A growing number of established companies are becoming porous organizations thanks to the age of digital transformation. At the same time, customer behaviour in the current digital world has dramatically moved away from a quiet attitude to an alert, informed, and a highly knowledgeable role that no company can ignore.
Organizations today are using the changing dynamics of digital technology to engage with their consumers in a variety of ways through their products, services, platforms and channels. Consumers today can now participate at varying levels with an organization's value chain from its research and development department to its product development phase. Take, for instance, MyStarbucks idea.com from Starbucks. Through this website, the company allowed its users to submit, monitor and track ideas and used more than 277 of 150,000 views registered on the site. By providing a voice to its consumers, Starbucks helped mould their own experience and used the vital information supplied by its users to further reform.
What makes for invaluable user experience? Is it a scenario where consumers obtain value, and the company makes a profit? If recent research is to be considered, technology will be the impetus for fundamental transformations that will empower businesses to gain a competitive edge.
By engaging with their consumers, companies are gathering vital information at every point to discover and deduce insights that are becoming stimuli for innovation. We are now seeing user preferences generating segment stereotypes, outspoken reviewers highlighting influencers and prevailing opinions prioritizing the advancements in products and services.
There are numerous benefits to enhancing user experience; for one, it delivers tangible gains to companies who have triumphantly executed user-centric strategies. Across industries, satisfied consumers are spending more, displaying a more profound sense of loyalty to companies and creating conducive environments for companies to lower their costs while at the same time enhancing companies' levels of employee engagement.

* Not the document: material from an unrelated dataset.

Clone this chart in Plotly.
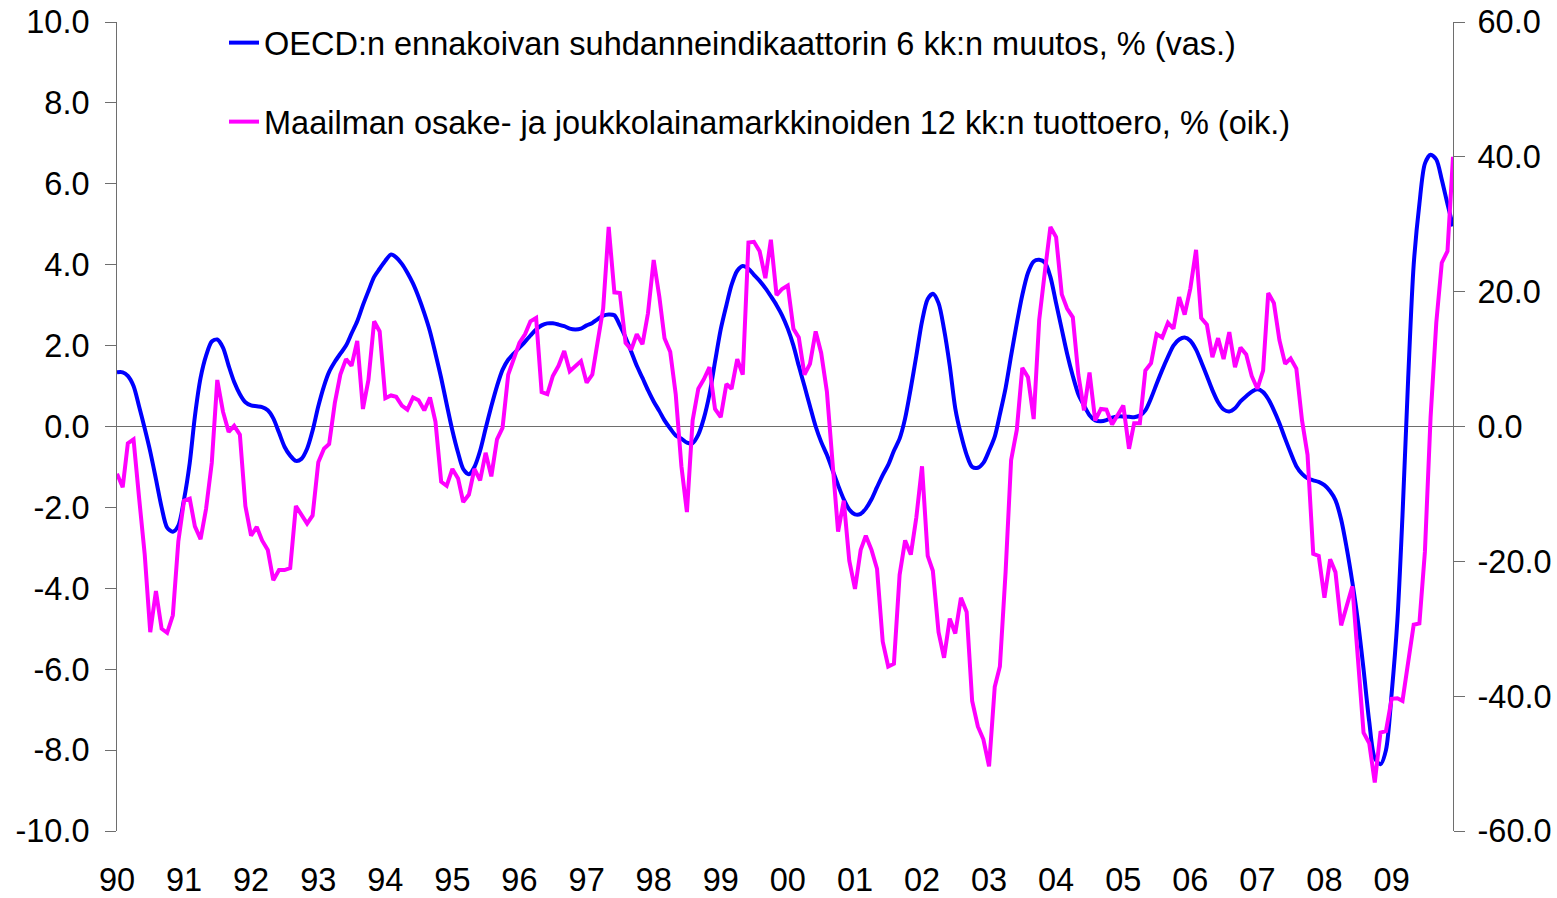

Companies such as Uber, Apple and Amazon that continually reinvent themselves, offer comfortable, prompt and personalized human experiences that are boosting their bottom line and building customer loyalty. Taking a cue from this, conventional business-to-business companies are also making bold moves to develop dynamic shared digital ecosystems around the needs of their consumers.
Building a more engaging user experience begins with transforming the mindset that there is a solution waiting to be discovered, for an issue that a company is trying to resolve. And to that extent, a critical framework central to any innovation process is human-centred design. Regardless of the tools or methods used, the human-centred design ensures positive, empathy-based and
holistic results that are purposeful and useful ideas aimed at resolving customer problems and working towards the purpose they have been intended to serve.

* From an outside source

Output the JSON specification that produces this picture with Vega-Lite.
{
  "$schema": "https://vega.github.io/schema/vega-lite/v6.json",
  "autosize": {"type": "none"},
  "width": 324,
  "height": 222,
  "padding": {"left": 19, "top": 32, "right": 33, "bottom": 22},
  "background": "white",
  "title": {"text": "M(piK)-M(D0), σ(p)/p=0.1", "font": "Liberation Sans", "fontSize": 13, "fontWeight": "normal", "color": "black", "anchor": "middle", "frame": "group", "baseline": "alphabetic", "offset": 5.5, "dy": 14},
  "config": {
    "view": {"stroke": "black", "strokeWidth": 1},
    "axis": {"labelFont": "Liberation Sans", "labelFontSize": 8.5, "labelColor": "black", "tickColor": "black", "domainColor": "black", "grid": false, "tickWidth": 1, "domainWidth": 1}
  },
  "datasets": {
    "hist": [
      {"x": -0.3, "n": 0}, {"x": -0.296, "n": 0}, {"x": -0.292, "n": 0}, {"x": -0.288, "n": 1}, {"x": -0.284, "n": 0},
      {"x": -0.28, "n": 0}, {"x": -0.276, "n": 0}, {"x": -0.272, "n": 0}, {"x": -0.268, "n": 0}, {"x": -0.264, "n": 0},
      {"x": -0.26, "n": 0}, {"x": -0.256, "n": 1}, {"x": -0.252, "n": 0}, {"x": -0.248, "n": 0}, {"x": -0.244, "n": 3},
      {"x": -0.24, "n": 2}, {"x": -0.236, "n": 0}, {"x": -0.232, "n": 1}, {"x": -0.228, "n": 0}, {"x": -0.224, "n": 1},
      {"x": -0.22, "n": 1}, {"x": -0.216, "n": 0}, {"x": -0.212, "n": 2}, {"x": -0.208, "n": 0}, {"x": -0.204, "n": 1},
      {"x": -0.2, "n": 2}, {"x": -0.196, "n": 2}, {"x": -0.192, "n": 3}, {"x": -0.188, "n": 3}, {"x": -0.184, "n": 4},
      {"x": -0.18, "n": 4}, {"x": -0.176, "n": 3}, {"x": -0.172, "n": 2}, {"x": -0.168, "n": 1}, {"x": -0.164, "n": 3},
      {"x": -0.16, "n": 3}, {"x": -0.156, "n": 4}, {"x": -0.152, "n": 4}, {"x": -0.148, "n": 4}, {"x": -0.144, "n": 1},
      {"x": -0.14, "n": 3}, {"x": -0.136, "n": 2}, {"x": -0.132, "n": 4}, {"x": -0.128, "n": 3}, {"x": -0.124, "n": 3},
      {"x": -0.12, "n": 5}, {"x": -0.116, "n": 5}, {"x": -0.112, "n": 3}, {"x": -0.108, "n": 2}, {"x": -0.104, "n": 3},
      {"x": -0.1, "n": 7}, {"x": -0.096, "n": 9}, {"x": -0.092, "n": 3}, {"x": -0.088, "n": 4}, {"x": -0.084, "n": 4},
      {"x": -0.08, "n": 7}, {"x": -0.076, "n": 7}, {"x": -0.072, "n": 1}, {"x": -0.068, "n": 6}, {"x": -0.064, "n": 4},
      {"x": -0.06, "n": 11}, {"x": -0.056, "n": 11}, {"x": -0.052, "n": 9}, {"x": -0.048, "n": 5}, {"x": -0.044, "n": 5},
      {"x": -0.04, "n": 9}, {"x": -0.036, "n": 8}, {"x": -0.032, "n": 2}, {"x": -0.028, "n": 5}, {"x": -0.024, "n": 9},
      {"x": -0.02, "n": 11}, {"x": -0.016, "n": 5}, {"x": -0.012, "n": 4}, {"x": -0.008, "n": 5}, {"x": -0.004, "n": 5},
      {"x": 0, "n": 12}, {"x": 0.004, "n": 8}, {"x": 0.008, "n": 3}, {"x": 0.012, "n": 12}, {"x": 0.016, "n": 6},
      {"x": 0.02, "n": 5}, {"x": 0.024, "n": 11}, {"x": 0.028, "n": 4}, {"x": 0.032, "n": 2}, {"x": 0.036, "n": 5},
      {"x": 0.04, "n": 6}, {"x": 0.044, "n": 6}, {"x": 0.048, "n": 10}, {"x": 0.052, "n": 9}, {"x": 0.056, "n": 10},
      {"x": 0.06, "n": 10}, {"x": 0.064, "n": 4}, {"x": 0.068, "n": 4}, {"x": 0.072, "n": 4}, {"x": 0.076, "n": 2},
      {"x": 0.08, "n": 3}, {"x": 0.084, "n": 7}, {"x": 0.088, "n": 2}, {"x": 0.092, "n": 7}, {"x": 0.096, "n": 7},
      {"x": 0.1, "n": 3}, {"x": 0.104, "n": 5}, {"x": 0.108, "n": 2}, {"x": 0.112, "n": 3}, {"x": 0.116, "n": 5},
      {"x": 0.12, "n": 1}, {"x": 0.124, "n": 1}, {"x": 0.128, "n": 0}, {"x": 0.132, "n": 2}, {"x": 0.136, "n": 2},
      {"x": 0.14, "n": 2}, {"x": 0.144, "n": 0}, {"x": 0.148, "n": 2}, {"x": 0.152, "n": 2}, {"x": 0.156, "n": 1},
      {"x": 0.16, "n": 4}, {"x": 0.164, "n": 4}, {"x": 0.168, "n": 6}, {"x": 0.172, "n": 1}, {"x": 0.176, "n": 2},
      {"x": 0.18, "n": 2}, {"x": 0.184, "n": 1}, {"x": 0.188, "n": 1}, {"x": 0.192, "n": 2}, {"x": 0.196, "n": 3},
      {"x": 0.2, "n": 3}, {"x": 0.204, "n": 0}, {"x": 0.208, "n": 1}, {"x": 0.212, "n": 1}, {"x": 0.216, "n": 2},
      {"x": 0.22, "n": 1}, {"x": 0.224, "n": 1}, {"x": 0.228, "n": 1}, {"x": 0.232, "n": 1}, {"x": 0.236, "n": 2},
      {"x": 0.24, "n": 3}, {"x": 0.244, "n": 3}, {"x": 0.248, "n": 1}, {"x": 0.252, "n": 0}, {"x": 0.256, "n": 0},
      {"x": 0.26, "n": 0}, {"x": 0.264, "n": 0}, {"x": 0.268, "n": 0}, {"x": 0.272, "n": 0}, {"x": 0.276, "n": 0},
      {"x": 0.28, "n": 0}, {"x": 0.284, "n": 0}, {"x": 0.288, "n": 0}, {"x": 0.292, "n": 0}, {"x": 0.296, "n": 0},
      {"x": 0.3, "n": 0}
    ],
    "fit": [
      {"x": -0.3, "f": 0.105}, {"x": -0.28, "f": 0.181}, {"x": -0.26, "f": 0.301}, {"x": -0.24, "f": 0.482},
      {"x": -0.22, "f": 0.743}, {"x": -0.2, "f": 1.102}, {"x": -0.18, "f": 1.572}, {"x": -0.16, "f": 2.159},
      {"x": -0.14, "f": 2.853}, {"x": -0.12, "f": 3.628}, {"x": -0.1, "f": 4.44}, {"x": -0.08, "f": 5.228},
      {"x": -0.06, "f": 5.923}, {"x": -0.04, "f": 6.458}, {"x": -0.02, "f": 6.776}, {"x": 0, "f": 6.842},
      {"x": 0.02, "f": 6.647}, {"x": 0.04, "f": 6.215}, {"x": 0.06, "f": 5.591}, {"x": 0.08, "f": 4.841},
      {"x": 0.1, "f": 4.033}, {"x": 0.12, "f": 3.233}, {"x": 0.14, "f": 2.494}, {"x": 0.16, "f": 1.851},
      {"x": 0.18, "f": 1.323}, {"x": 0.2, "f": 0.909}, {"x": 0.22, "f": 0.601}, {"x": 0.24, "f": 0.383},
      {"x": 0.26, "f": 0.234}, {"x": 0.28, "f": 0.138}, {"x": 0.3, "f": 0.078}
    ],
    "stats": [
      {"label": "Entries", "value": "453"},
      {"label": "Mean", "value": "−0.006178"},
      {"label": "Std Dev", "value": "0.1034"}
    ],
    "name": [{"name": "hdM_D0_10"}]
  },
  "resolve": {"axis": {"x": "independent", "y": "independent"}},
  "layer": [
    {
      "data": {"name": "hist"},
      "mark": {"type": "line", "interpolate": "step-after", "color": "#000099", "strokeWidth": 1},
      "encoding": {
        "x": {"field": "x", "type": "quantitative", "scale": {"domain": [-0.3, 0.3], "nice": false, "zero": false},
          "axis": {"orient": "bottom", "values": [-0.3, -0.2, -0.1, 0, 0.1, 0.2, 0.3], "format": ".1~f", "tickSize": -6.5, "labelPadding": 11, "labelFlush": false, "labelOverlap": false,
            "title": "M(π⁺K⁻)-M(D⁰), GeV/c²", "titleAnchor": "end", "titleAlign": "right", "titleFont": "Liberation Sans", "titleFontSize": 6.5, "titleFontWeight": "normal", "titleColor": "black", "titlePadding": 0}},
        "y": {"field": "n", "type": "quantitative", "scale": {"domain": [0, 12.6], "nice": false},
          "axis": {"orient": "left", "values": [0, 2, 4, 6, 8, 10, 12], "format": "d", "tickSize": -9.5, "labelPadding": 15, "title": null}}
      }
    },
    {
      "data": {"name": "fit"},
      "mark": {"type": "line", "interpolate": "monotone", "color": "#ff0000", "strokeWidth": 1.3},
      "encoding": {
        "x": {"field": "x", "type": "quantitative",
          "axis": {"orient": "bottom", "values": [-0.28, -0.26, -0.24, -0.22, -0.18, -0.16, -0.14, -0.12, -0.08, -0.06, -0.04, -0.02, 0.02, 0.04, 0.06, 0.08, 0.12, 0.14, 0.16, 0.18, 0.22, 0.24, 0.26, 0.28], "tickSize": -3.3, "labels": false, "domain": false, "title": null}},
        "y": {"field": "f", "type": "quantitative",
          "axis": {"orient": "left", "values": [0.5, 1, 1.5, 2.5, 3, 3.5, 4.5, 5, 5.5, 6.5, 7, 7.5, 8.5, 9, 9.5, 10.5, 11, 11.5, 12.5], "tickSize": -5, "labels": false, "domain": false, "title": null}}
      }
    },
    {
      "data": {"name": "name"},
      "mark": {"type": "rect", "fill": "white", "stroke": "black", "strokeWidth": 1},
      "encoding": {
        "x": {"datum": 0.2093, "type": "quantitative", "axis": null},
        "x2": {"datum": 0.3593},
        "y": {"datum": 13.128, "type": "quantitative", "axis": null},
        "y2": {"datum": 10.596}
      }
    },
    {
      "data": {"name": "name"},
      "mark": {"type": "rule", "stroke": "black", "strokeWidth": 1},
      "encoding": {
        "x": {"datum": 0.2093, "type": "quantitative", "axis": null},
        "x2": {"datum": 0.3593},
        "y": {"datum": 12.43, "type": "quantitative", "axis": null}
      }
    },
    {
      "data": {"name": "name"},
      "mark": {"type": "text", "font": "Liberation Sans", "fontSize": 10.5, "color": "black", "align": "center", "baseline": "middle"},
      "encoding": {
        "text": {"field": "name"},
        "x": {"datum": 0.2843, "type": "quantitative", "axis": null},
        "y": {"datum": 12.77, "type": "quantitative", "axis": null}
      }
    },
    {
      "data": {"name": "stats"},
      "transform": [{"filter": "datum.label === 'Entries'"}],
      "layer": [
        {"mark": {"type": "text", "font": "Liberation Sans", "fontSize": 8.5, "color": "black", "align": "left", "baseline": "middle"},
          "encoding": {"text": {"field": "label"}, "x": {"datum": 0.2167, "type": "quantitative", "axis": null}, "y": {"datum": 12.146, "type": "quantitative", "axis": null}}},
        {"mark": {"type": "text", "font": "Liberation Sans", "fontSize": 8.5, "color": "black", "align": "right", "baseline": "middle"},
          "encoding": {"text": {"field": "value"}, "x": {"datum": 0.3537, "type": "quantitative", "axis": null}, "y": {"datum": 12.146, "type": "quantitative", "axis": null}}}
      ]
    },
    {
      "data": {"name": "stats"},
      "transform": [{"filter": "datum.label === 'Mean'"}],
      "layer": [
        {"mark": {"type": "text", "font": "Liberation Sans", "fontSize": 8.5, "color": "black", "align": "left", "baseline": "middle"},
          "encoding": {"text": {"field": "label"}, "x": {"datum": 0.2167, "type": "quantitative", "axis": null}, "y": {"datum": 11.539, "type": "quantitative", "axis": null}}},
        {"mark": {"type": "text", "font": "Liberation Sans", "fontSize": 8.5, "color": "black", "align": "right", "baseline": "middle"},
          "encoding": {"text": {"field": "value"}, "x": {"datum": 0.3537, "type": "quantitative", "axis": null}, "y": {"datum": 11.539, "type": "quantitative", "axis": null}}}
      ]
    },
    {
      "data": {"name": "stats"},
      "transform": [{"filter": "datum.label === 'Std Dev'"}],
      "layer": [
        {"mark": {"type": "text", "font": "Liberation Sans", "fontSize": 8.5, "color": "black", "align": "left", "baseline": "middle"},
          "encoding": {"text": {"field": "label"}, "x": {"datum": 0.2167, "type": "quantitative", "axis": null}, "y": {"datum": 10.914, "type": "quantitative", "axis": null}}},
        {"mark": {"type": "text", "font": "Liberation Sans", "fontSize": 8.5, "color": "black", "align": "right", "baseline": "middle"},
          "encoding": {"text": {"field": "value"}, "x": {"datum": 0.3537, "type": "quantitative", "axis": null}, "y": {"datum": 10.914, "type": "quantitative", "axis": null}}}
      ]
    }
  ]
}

A human-centred design mindset has the potential of building alliances across companies and installing a common purpose of the joint effort. This is why successful companies in the digital world are developing value propositions based on a consumer-first design process aimed at engaging the customer and focusing on their needs while using human-centred design throughout.
One of the world's biggest nitrogen fertilizer producers, Yara pioneered its customer experience by introducing a farmer-first mindset proposition. The company brought value to both the business and its consumers through its one-stop engagement digital platform known as MyYara. This channel connected with farmers and helped build valuable experiences based on exchanges. Today, it provides real-time recommendations to farmers on crop nutrition, efficiency ratios and harvest information while at the same time gathering crucial data from their users.
To define a collaborative exchange and get it right, requires responsiveness to human emotions and strike the right balance. A skilful combination of strategy and design around customer participation and flow of information designed into the collaborative exchange can create a win-win customer experience.
The proliferation of digital touchpoints has dramatically accelerated in today's digital economy. And it's only going to compound further. Unprecedented new opportunities are being created with advances such as deep learning and artificial intelligence, but despite enhanced innovative opportunities in the digital world, the priority remains -- human connections.
Companies must radically and continually think through their consumer experience in the digital world towards designing highly participative customer exchanges that build reciprocally-propitious information flows. Winning in this phase of digitalization is heavily dependant on the customer’s buy-in. Thankfully the converse of this problem is a boon that it presents; a plethora of tools to hear out the consumer.